Kamal creates a special cord file on the host and bind mounts it into the container at var/run/kamal-cord. By extending the application check with a cord check Kamal can now make container unhealthy at any give time by cutting the cord (deleting the bind mounted file).

This is done during deploys to let already dispatched requests to the old container to finish before Traefik notices the change.

We can change the cord file location or disable this check entirely:

# config/deploy.yml
healthcheck:
  cord: /var/run/kamal-cord
  # cord: false

By disabling cords we lose on zero-downtime deployment.

Interval

If you paid close attention at the start you also noticed that the docker inspect command mentioned an interval. This interval specifies how often Docker runs the Test command for the healthcheck and defaults to 30 seconds.

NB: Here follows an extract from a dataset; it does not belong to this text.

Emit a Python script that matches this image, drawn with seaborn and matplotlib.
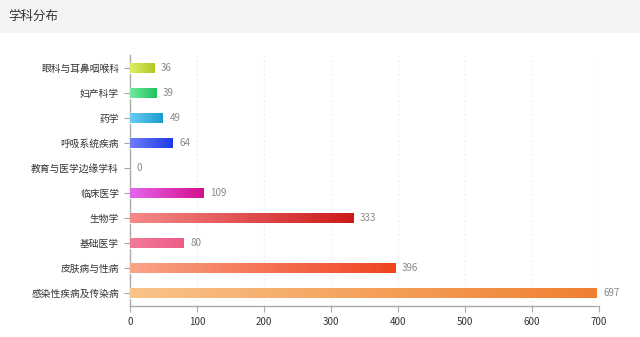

The interval of this check is set with interval. Here’s a 20 seconds check:

# config/deploy.yml
healthcheck:
  interval: 20s

Note that the number shows up in nanoseconds on the Docker side, that’s why we got such a high number for just 5 seconds.

Maximum attempts

There is one more settings related to the container healthcheck and that’s the maximum number of checks Kamal will do before giving up on deploys.

When Kamal deploys a new revision it waits for the container to be healthy. It will ask for the container status 7 times as default, but we can change it with max_attempts:

# config/deploy.yml
healthcheck:
  max_attempts: 7

This is not linear. A first try is after 1s, the second after another 2s, the third after another 3s, and so on.

Per-role check

If your other roles require a specific healthcheck, you can nest the above settings under a specific role:

# config/deploy.yml
servers:
  job:
    cmd: bin/jobs
    ...
    healthcheck:
      cmd: bin/check
      interval: 60s

Web barrier

Originally a new health check container named healthcheck-* was booted on port 3999 to ensure the container can serve traffic.

Kamal 1.6 cancelled this healthcheck and replaced it with a so-called web barrier.

Now non-web roles (that might lack a healthcheck of their own) always wait for at least one web container to pass the Docker healthcheck before shutting down their old containers.

Published on 12 Jun 2024